Using the listing below, please gather every line containing the word "that".

_A run of records_:
** START **
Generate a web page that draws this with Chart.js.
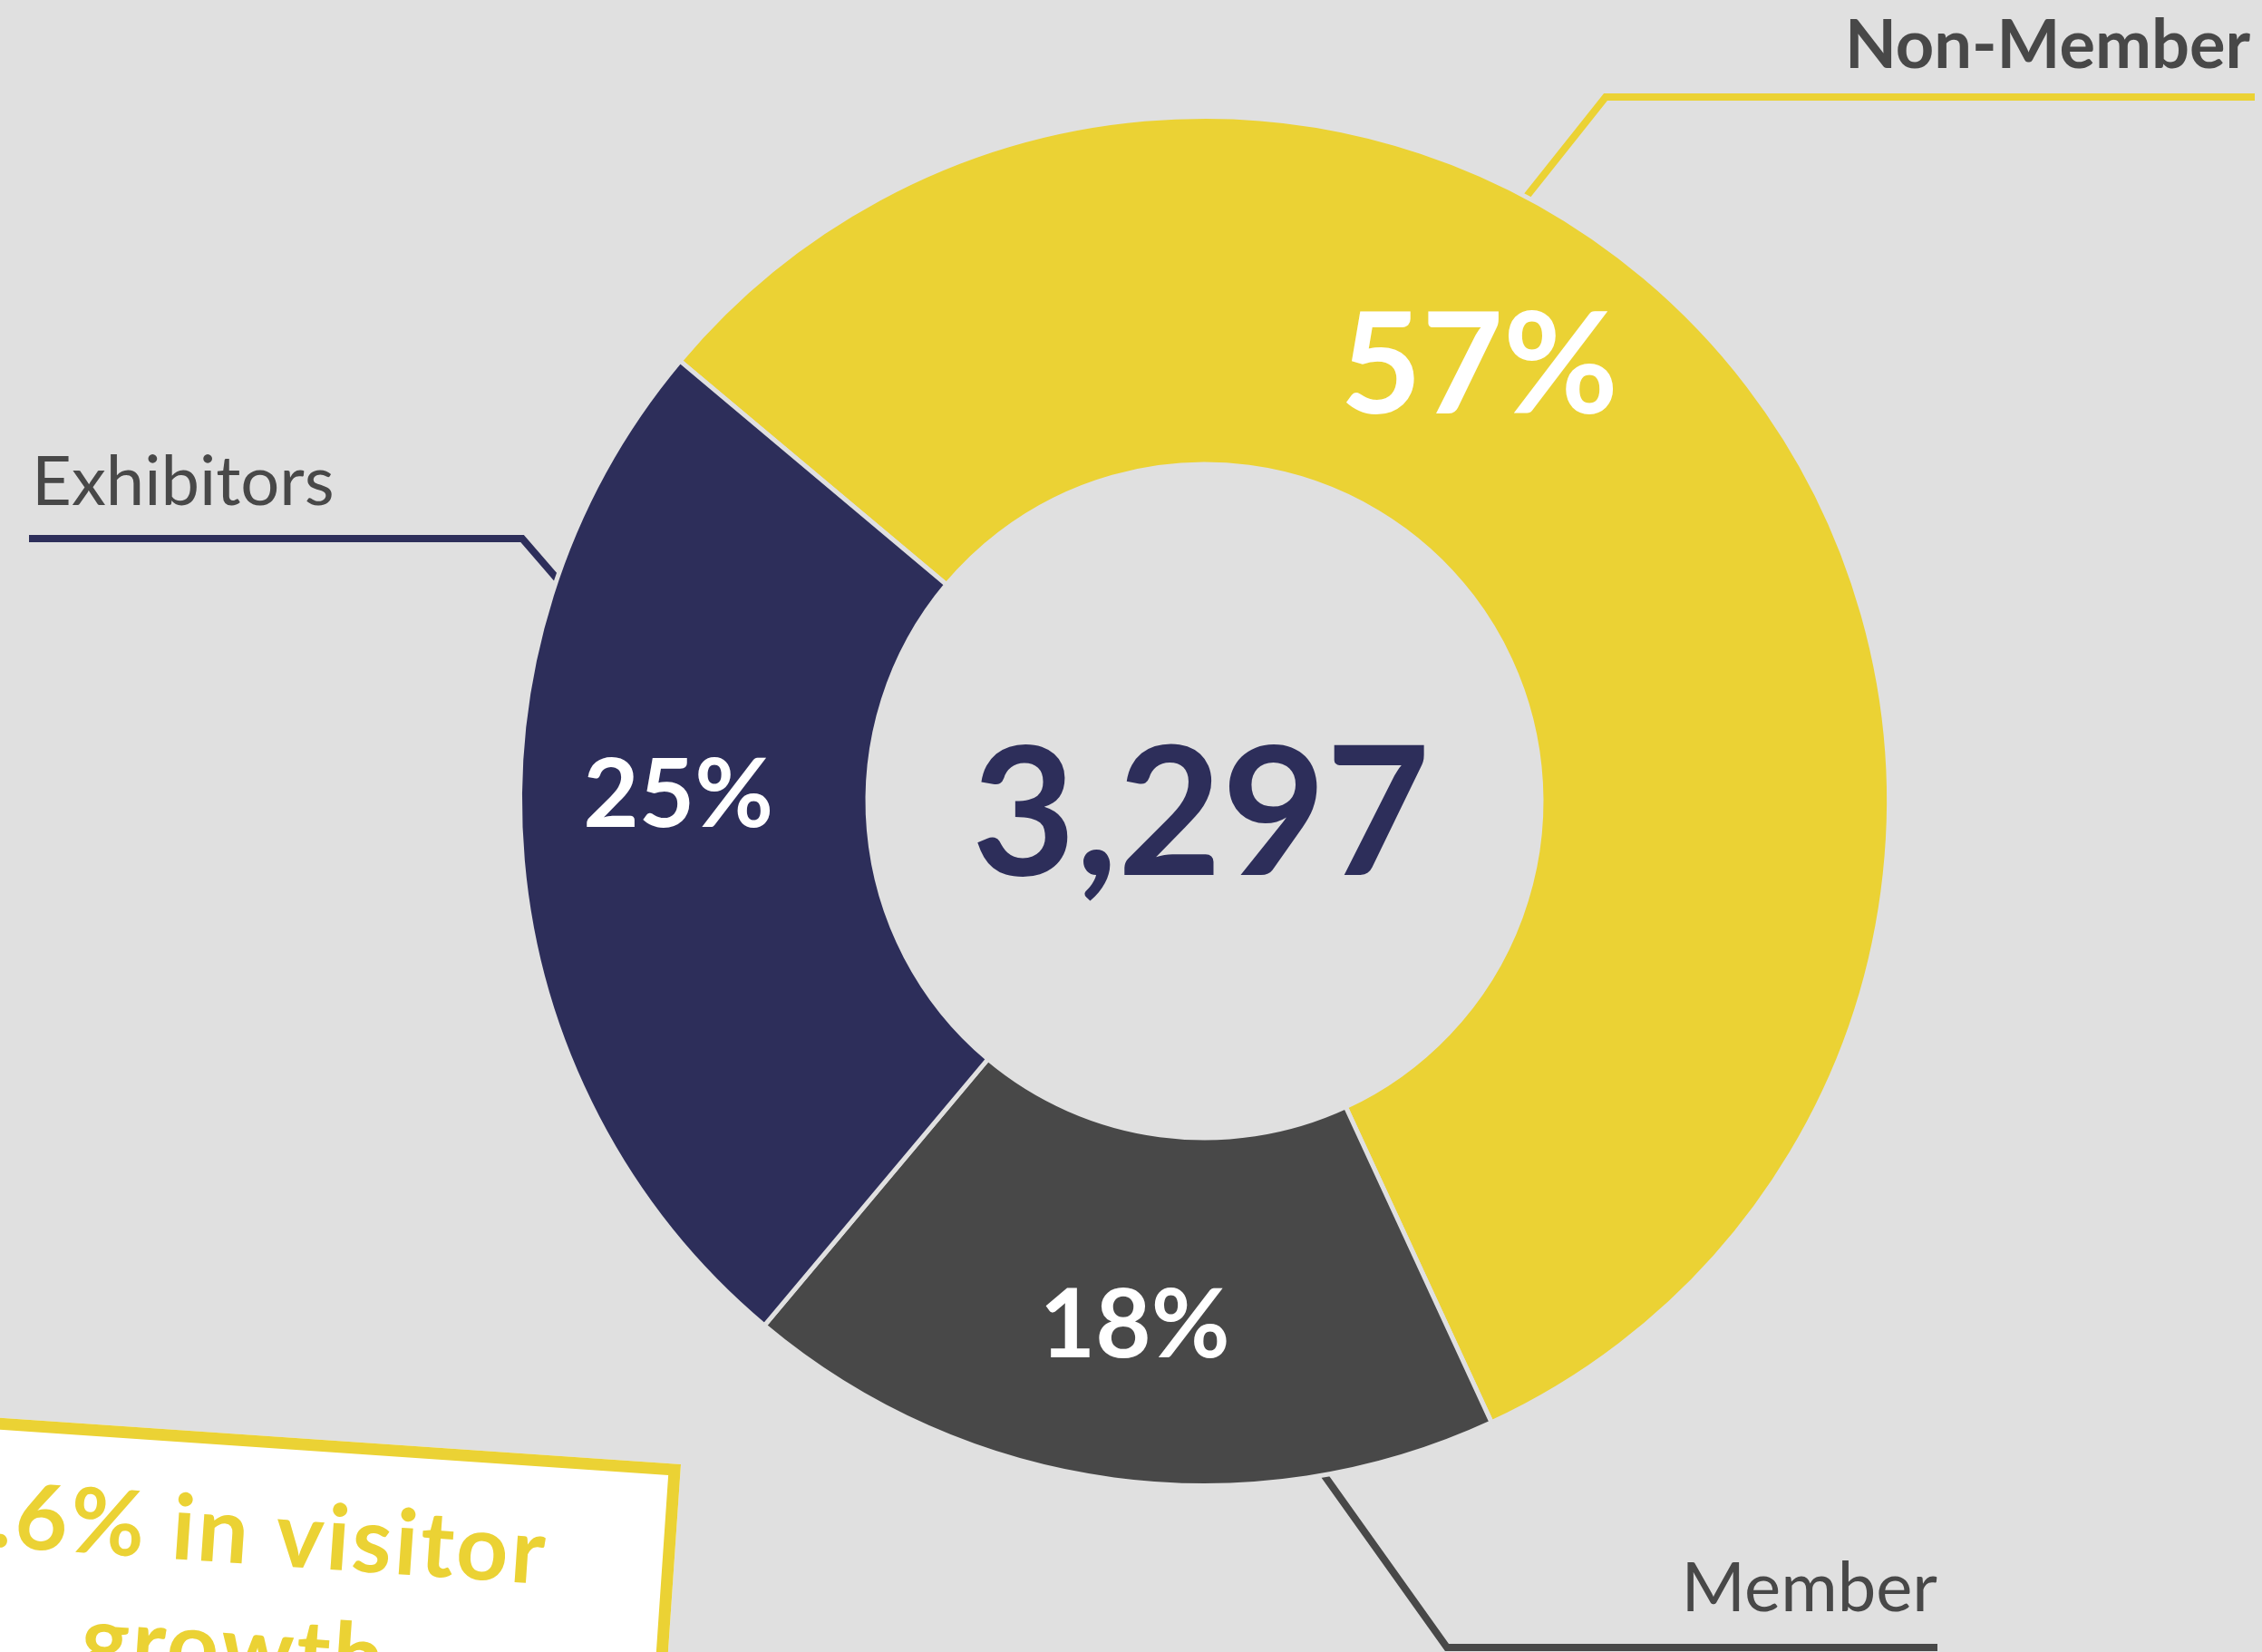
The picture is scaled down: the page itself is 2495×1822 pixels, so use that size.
<!DOCTYPE html>
<html>
<head>
<meta charset="utf-8">
<title>Visitors 3,297</title>
<script src="https://cdn.jsdelivr.net/npm/chart.js@4.4.1/dist/chart.umd.min.js"></script>
<style>
html, body { margin: 0; padding: 0; background: #e0e0e0; }
#wrap { position: relative; width: 2495px; height: 1822px; overflow: hidden; }
</style>
</head>
<body>
<div id="wrap"><canvas id="visitorChart"></canvas></div>
<script>
// data
var categories = ["Non-Member", "Member", "Exhibitors"];
var shares = [57, 18, 25];
var shareLabels = ["57%", "18%", "25%"];
var totalVisitors = "3,297";
var growthLines = ["4.6% in visitor", "growth"];

var YELLOW = '#ebd234', GRAY = '#484848', NAVY = '#2d2e5a', BG = '#e0e0e0';
var sliceColors = [YELLOW, GRAY, NAVY];
var FONT = 'Lato, "Open Sans", sans-serif';

// where the % text sits inside each slice: t = fraction along the arc, r = fraction of ring depth
var labelSpots = [{ t: 0.40, r: 0.52, size: 155 }, { t: 0.50, r: 0.545, size: 106 }, { t: 0.566, r: 0.545, size: 106 }];

// leader lines + category names (angle clockwise from top, degrees)
var callouts = [
  { angle: 27.9, elbow: [1771, 107], endX: 2487, textX: 2482, textY: 75, align: 'right', weight: 'bold' },
  { angle: 170.3, elbow: [1596, 1817], endX: 2137, textX: 2137, textY: 1777, align: 'right', weight: 'normal' },
  { angle: 288.5, elbow: [576, 594], endX: 32, textX: 35, textY: 557, align: 'left', weight: 'normal' }
];

function polar(cx, cy, deg, r) {
  var a = (deg - 90) * Math.PI / 180;
  return [cx + r * Math.cos(a), cy + r * Math.sin(a)];
}

var decorPlugin = {
  id: 'decor',
  beforeDatasetsDraw: function(chart) {
    var ctx = chart.ctx;
    var arc = chart.getDatasetMeta(0).data[0];
    ctx.save();
    ctx.lineWidth = 8;
    ctx.lineJoin = 'miter';
    callouts.forEach(function(c, i) {
      var p = polar(arc.x, arc.y, c.angle, arc.outerRadius - 10);
      ctx.strokeStyle = sliceColors[i];
      ctx.beginPath();
      ctx.moveTo(p[0], p[1]);
      ctx.lineTo(c.elbow[0], c.elbow[1]);
      ctx.lineTo(c.endX, c.elbow[1]);
      ctx.stroke();
    });
    ctx.restore();
  },
  afterDatasetsDraw: function(chart) {
    var ctx = chart.ctx;
    var arcs = chart.getDatasetMeta(0).data;
    ctx.save();
    // percentages
    ctx.fillStyle = '#ffffff';
    ctx.textAlign = 'center';
    ctx.textBaseline = 'alphabetic';
    arcs.forEach(function(a, i) {
      var s = labelSpots[i];
      var ang = a.startAngle + (a.endAngle - a.startAngle) * s.t;
      var rr = a.innerRadius + (a.outerRadius - a.innerRadius) * s.r;
      var x = a.x + rr * Math.cos(ang), y = a.y + rr * Math.sin(ang);
      ctx.font = 'bold ' + s.size + 'px ' + FONT;
      ctx.fillText(shareLabels[i], x, y + s.size * 0.36);
    });
    // total in the hole
    ctx.fillStyle = NAVY;
    ctx.font = 'bold 198px ' + FONT;
    ctx.fillText(totalVisitors, arcs[0].x - 4, arcs[0].y + 81);
    // category names
    ctx.fillStyle = GRAY;
    callouts.forEach(function(c, i) {
      ctx.font = c.weight + ' ' + (c.weight === 'bold' ? 74 : 76) + 'px ' + FONT;
      ctx.textAlign = c.align;
      ctx.fillText(categories[i], c.textX, c.textY);
    });
    ctx.restore();

    // tilted growth note, bottom left
    var W = 956, H = 520;
    ctx.save();
    ctx.translate(751, 1615);
    ctx.rotate(3.9 * Math.PI / 180);
    ctx.fillStyle = '#ffffff';
    ctx.fillRect(-W, 0, W, H);
    ctx.strokeStyle = YELLOW;
    ctx.lineWidth = 13;
    ctx.strokeRect(-W + 6.5, 6.5, W - 13, H);
    ctx.fillStyle = YELLOW;
    ctx.font = 'bold 100px ' + FONT;
    ctx.letterSpacing = '3px';
    ctx.textAlign = 'center';
    ctx.fillText(growthLines[0], -W / 2, 142);
    ctx.fillText(growthLines[1], -W / 2, 271);
    ctx.restore();
  }
};

var ctx = document.getElementById('visitorChart').getContext('2d');
var visitorChart = new Chart(ctx, {
  type: 'doughnut',
  data: {
    labels: categories,
    datasets: [{
      data: shares,
      backgroundColor: sliceColors,
      borderColor: BG,
      borderWidth: 5,
      hoverOffset: 0
    }]
  },
  options: {
    responsive: true,
    maintainAspectRatio: false,
    animation: false,
    events: [],
    rotation: -50,
    cutout: '49.2%',
    layout: { padding: { left: 571, right: 409, top: 126, bottom: 181 } },
    plugins: { legend: { display: false }, tooltip: { enabled: false } }
  },
  plugins: [decorPlugin]
});
</script>
</body>
</html>
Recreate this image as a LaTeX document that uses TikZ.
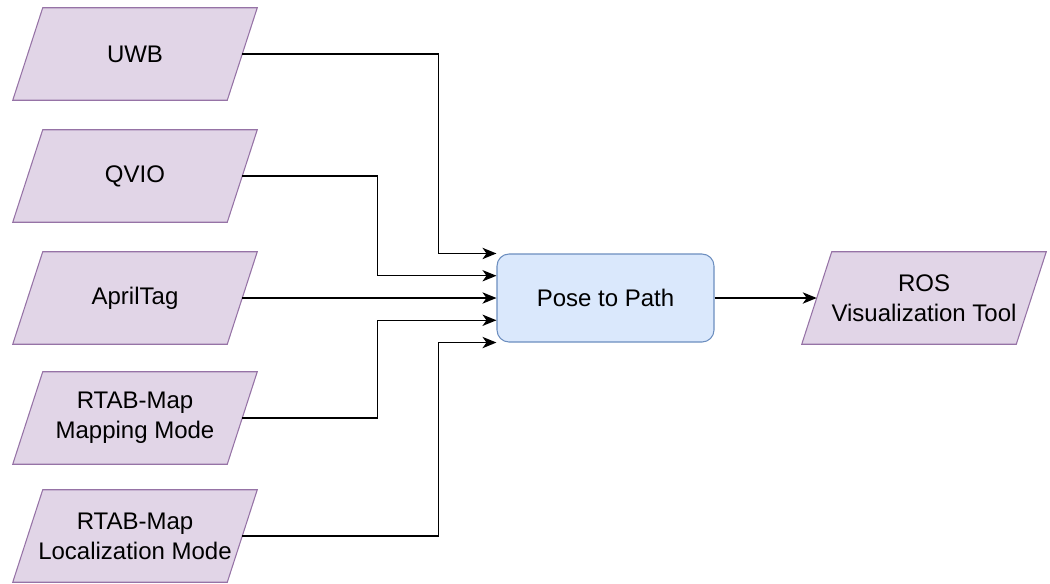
\documentclass[tikz,border=0pt]{standalone}
\usepackage{fontspec}
\setmainfont{Liberation Sans}
\usetikzlibrary{arrows.meta,calc}
\pgfdeclarelayer{background}
\pgfsetlayers{background,main}
\definecolor{parafill}{HTML}{E1D5E7}
\definecolor{paradraw}{HTML}{9673A6}
\definecolor{boxfill}{HTML}{DAE8FC}
\definecolor{boxdraw}{HTML}{6C8EBF}
\tikzset{
  txt/.style={font=\fontsize{18}{22.5}\selectfont, align=center, inner sep=0pt},
  paranode/.style={txt, minimum width=214*0.75pt, minimum height=92*0.75pt, draw=none},
  parashape/.style={fill=parafill, draw=paradraw, line width=0.8pt},
  procbox/.style={txt, minimum width=217*0.75pt, minimum height=88*0.75pt, rounded corners=9pt,
    fill=boxfill, draw=boxdraw, line width=0.8pt},
  conn/.style={line width=1.1pt, -{Stealth[length=10.5pt, width=8.5pt, inset=3pt]}}
}
\begin{document}
\begin{tikzpicture}[x=0.75pt,y=-0.75pt]
\useasboundingbox (0,0) rectangle (1050,583);
\node[paranode] (uwb)   at (135,54)  {UWB};
\node[paranode] (qvio)  at (135,176) {QVIO};
\node[paranode] (april) at (135,298) {AprilTag};
\node[paranode] (map)   at (135,418) {RTAB-Map\\Mapping Mode};
\node[paranode] (loc)   at (135,536) {RTAB-Map\\Localization Mode};
\node[paranode] (ros)   at (924,298) {ROS\\Visualization Tool};
\node[procbox]  (box)   at (605.5,298) {Pose to Path};
\begin{pgfonlayer}{background}
\foreach \n in {uwb,qvio,april,map,loc,ros}
  \draw[parashape] ($(\n.north west)+(15,0)$) -- ($(\n.north east)+(15,0)$)
     -- ($(\n.south east)+(-15,0)$) -- ($(\n.south west)+(-15,0)$) -- cycle;
\end{pgfonlayer}
\coordinate (t1) at (box.north west);
\coordinate (t2) at ($(box.north west)!0.25!(box.south west)$);
\coordinate (t3) at (box.west);
\coordinate (t4) at ($(box.north west)!0.75!(box.south west)$);
\coordinate (t5) at (box.south west);
\draw[conn] (uwb.east) -| ($(t1)+(-58,0)$) -- (t1);
\draw[conn] (qvio.east) -| ($(t2)+(-119,0)$) -- (t2);
\draw[conn] (april.east) -- (t3);
\draw[conn] (map.east) -| ($(t4)+(-119,0)$) -- (t4);
\draw[conn] (loc.east) -| ($(t5)+(-58,0)$) -- (t5);
\draw[conn] (box.east) -- (ros.west);
\end{tikzpicture}
\end{document}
** END **
_Response for this exercise_:
Generate a web page that draws this with Chart.js.
The picture is scaled down: the page itself is 2495×1822 pixels, so use that size.
Recreate this image as a LaTeX document that uses TikZ.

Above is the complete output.